Thanksgiving and No-Nano
I'm in what I presume are tryptophan induced doldrums. We went to his step-mother's for dinner, it was nice, although I was out of my element in a house full of people I barely knew.
I don't do well in groups, especially when they are groups of unfamiliar people. I spent a lot of time out on the deck or wandering from room to room after dinner.
I haven't heard from any of my family, not that I really expected to, and I could call them just as easily, but I'm using my discomfort with picking up the telephone as the excuse for not doing that.
I haven't heard any more about my sister or my new nephew, but the folks should be home in a few days anyway.
I don't think I'm going to finish my Nano this time around.

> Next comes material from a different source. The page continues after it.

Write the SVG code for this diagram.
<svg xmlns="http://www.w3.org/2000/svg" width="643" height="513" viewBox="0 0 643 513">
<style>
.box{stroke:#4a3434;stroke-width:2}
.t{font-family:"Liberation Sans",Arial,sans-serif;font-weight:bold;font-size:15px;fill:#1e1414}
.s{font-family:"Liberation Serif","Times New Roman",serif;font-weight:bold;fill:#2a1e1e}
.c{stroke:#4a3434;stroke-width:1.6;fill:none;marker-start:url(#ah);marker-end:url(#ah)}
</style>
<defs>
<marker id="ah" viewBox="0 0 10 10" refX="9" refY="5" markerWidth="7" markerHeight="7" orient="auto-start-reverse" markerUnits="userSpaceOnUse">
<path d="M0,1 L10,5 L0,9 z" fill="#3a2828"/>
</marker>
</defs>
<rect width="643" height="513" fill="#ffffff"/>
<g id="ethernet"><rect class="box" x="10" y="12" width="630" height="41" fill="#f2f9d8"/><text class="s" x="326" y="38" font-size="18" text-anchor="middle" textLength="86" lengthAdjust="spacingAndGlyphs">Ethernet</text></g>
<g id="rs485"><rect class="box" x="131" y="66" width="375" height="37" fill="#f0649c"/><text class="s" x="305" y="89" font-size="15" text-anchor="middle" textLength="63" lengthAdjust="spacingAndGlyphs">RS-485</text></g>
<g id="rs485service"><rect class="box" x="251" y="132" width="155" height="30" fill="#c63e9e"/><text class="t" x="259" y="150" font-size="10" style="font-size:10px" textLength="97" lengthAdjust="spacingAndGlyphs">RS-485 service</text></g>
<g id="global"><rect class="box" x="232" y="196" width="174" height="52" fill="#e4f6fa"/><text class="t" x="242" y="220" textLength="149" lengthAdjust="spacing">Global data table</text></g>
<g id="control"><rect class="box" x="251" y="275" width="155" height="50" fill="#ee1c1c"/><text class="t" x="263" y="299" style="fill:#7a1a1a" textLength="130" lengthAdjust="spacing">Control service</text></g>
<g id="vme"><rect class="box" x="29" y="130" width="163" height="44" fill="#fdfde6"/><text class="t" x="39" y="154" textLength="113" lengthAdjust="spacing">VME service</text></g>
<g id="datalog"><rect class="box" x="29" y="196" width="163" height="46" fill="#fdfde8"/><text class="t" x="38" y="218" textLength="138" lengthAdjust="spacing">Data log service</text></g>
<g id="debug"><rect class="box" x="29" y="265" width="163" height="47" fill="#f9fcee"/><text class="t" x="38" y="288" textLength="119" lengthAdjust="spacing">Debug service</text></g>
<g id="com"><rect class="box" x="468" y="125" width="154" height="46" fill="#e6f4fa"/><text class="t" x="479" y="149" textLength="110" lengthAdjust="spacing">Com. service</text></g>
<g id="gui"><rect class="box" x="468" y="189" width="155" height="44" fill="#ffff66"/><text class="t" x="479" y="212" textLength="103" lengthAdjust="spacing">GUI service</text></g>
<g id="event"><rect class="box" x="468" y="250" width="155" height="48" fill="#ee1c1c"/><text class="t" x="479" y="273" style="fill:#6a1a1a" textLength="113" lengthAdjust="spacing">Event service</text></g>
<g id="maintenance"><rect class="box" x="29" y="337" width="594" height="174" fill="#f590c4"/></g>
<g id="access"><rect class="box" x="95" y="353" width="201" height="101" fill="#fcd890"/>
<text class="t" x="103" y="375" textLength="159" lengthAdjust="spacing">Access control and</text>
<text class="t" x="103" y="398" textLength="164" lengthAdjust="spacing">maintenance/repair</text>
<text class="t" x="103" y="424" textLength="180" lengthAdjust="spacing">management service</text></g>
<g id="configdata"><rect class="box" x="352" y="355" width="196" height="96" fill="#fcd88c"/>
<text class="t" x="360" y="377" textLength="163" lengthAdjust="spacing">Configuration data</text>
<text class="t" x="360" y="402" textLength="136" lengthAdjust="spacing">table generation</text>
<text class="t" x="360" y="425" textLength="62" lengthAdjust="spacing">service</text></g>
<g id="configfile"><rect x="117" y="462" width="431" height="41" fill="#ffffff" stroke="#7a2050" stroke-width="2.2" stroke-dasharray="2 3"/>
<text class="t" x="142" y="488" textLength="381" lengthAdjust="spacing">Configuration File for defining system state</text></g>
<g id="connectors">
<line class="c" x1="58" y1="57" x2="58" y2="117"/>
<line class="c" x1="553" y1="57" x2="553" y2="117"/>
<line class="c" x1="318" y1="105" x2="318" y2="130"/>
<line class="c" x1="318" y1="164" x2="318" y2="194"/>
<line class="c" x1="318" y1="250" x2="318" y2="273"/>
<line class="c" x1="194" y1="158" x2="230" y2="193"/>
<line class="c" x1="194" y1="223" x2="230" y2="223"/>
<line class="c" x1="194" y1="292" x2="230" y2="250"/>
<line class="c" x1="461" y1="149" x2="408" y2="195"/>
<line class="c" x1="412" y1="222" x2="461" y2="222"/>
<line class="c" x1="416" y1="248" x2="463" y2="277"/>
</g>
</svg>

Part of me feels like it is yet another failure, but part of me really isn't too concerned. I've done maybe 500 words since the 2600 word Saturday, and I haven't even uploaded those. The story could be good, but it's not right now and I'm not sure how to make it so.
I know all the conventional wisdom about terrible first drafts, but I just can't make myself sit and work on it. All I really feel like doing is turning on the evil box and zoning out, but he is actually recording and accomplishing something and I don't want to disrupt that.

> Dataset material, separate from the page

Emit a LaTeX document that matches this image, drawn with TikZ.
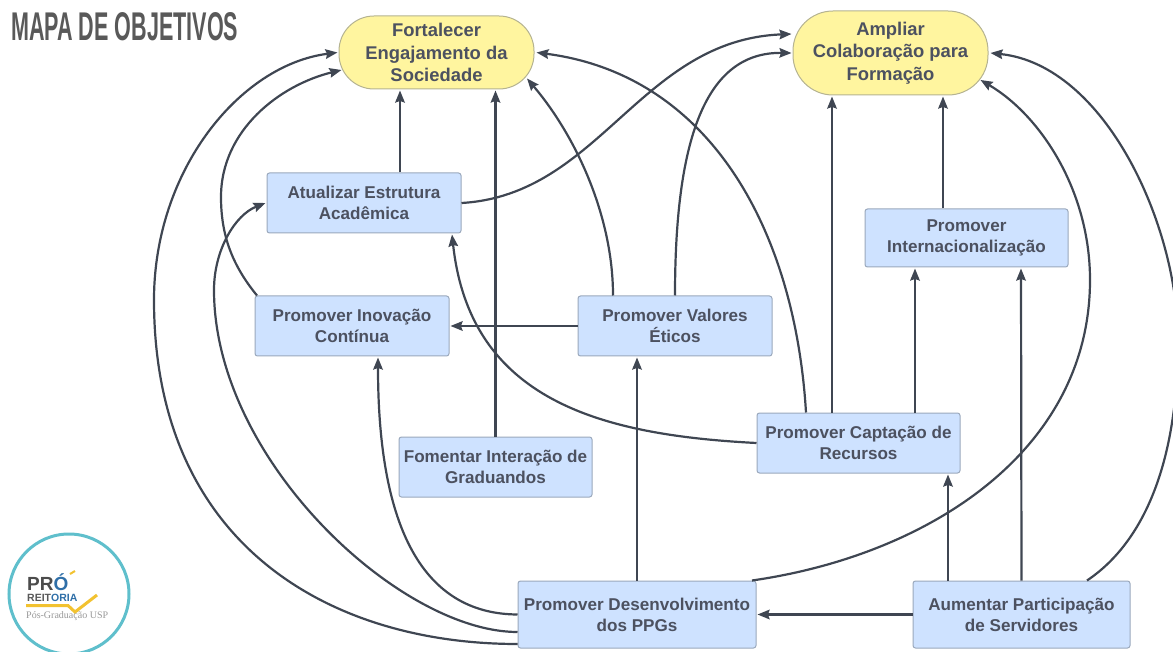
\documentclass[tikz,border=0pt]{standalone}
\usepackage{fontspec}
\usepackage{graphicx}
\setmainfont{Liberation Sans}
\newfontfamily\serifn{Liberation Serif}
\usetikzlibrary{arrows.meta}
\definecolor{txt}{HTML}{4C5160}
\definecolor{edge}{HTML}{3F4652}
\definecolor{boxf}{HTML}{CEE2FF}
\definecolor{boxd}{HTML}{9AA8BC}
\definecolor{yel}{HTML}{FFF59F}
\definecolor{yeld}{HTML}{B5B391}
\definecolor{ring}{HTML}{5FBFCC}
\definecolor{checky}{HTML}{F2C230}
\definecolor{problue}{HTML}{2F6FA8}
\tikzset{
  boxn/.style={draw=boxd,fill=boxf,line width=1pt,rounded corners=2.5pt,inner sep=0pt,align=center,text=txt,font=\fontsize{17.1}{21}\selectfont\bfseries},
  goal/.style={draw=yeld,fill=yel,line width=1pt,rounded corners=35pt,inner sep=0pt,align=center,text=txt,font=\fontsize{18.4}{22.5}\selectfont\bfseries},
  arr/.style={draw=edge,line width=2.2pt,-{Stealth[length=12pt,width=9.5pt,inset=1.5pt]}},
  titlen/.style={inner sep=0pt,text=black!65,anchor=north west},
  logon/.style={inner sep=0pt,anchor=west}
}
\begin{document}
\begin{tikzpicture}[x=1pt,y=-1pt]
\useasboundingbox (0,0) rectangle (1173,652);
\clip (0,0) rectangle (1173,652);
\node[titlen] (title) at (11,12) {\resizebox{227pt}{28pt}{\bfseries MAPA DE OBJETIVOS}};
% nodes
\node[goal,minimum width=195pt,minimum height=73pt] (fort) at (436.5,52.5) {Fortalecer\\Engajamento da\\Sociedade};
\node[goal,minimum width=195pt,minimum height=84pt,rounded corners=40pt] (ampl) at (890.5,53) {Ampliar\\Colaboração para\\Formação};
\node[boxn,minimum width=194pt,minimum height=60pt] (atual) at (364,203) {Atualizar Estrutura\\Acadêmica};
\node[boxn,minimum width=203pt,minimum height=58pt] (inter) at (966.5,238) {Promover\\Internacionalização};
\node[boxn,minimum width=194pt,minimum height=60pt] (inov) at (352,326) {Promover Inovação\\Contínua};
\node[boxn,minimum width=194pt,minimum height=60pt] (val) at (675,326) {Promover Valores\\Éticos};
\node[boxn,minimum width=203pt,minimum height=60pt] (capt) at (858.5,443) {Promover Captação de\\Recursos};
\node[boxn,minimum width=193pt,minimum height=60pt] (fom) at (495.5,467) {Fomentar Interação de\\Graduandos};
\node[boxn,minimum width=238pt,minimum height=67pt] (ppg) at (637,614.5) {Promover Desenvolvimento\\dos PPGs};
\node[boxn,minimum width=217pt,minimum height=67pt] (serv) at (1021.5,614.5) {Aumentar Participação\\de Servidores};
% straight connectors
\draw[arr] ([xshift=36pt]atual.north) -- ([xshift=-36.5pt,yshift=-1pt]fort.south);
\draw[arr] (fom.north) -- ([xshift=59pt,yshift=-1pt]fort.south);
\draw[arr] ([xshift=-26.5pt]capt.north) -- ([xshift=-58.5pt,yshift=-1pt]ampl.south);
\draw[arr] ([xshift=56.5pt]capt.north) -- ([xshift=-51.5pt,yshift=-1pt]inter.south);
\draw[arr] ([xshift=-23.5pt]inter.north) -- ([xshift=52.5pt,yshift=-1pt]ampl.south);
\draw[arr] (val.west) -- ([xshift=1pt]inov.east);
\draw[arr] (ppg.north) -- ([yshift=-1pt]val.south -| ppg.north);
\draw[arr] ([xshift=-73.5pt]serv.north) -- ([xshift=89.5pt,yshift=-1pt]capt.south);
\draw[arr] (serv.north) -- ([xshift=54.5pt,yshift=-1pt]inter.south);
\draw[arr] (serv.west) -- ([xshift=1pt]ppg.east);
% curved connectors
\draw[arr] ([yshift=-29.5pt]ppg.west) .. controls (330,644) and (154,545) .. (154,300) .. controls (154,170) and (240,65) .. ([xshift=-1pt]fort.west);
\draw[arr] ([yshift=-17.5pt]ppg.west) .. controls (400,632) and (214,460) .. (214,290) .. controls (214,250) and (235,215) .. ([xshift=-1pt]atual.west);
\draw[arr] (ppg.west) .. controls (430,614) and (378,540) .. ([xshift=26pt,yshift=-1pt]inov.south);
\draw[arr] ([xshift=-95pt]inov.north) .. controls (232,265) and (221,235) .. (221,197) .. controls (221,130) and (280,85) .. ([xshift=3pt,yshift=-17.5pt]fort.west);
\draw[arr] (atual.east) .. controls (600,195) and (640,40) .. ([xshift=-1pt,yshift=19pt]ampl.west);
\draw[arr] ([xshift=-62pt]val.north) .. controls (613,215) and (575,135) .. ([xshift=90.5pt,yshift=11pt]fort.south);
\draw[arr] (val.north) .. controls (675,140) and (705,52) .. ([xshift=-1pt]ampl.west);
\draw[arr] ([xshift=-52.5pt]capt.north) .. controls (795,230) and (710,75) .. ([xshift=2pt]fort.east);
\draw[arr] (capt.west) .. controls (600,435) and (470,400) .. ([xshift=88pt,yshift=-1pt]atual.south);
\draw[arr] ([xshift=115pt]ppg.north) .. controls (930,555) and (1090,450) .. (1090,280) .. controls (1090,190) and (1040,115) .. ([xshift=-8pt,yshift=-27pt]ampl.east);
\draw[arr] ([xshift=65.5pt]serv.north) .. controls (1140,545) and (1178,470) .. (1178,340) .. controls (1178,225) and (1105,65) .. ([xshift=2pt]ampl.east);
% logo
\node[draw=ring,line width=3pt,circle,minimum size=120pt,inner sep=0pt,fill=white] (ringn) at (69,594) {};
\draw[draw=checky,line width=3pt] (26,605.5) -- (68,605.5) -- (75,612) -- (97,595);
\draw[draw=checky,line width=2pt] (70,574) -- (75,571);
\node[logon,font=\fontsize{19}{19}\selectfont\bfseries,text=black!70] (pro) at (27,582) {PR\textcolor{problue}{Ó}};
\node[logon,font=\fontsize{10.5}{10.5}\selectfont\bfseries,text=black!65] (reit) at (27,598) {REIT\textcolor{problue}{ORIA}};
\node[logon,font=\fontsize{10}{10}\selectfont\serifn,text=black!40] (pos) at (26,616.5) {Pós-Graduação USP};
\end{tikzpicture}
\end{document}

I wish I could get into the holidays more, but I usually just feel dragged down by them more than anything else. I have a free day tomorrow -- no work, no kid duty -- and I have a feeling I won't leave the house because the Black Friday crowds will be insane. This despite the fact that I have shopping that I should do.
I'm still waffling about grad school, I haven't gotten my information about the program yet. Should I get a study book and take the exam just in case? Should I look at the information first? Is it even something I am seriously considering?
I don't know the answers to any of those questions, and I don't know that I will any time soon.
Maybe a piece of pumpkin loaf and vanilla ice cream will cheer me up.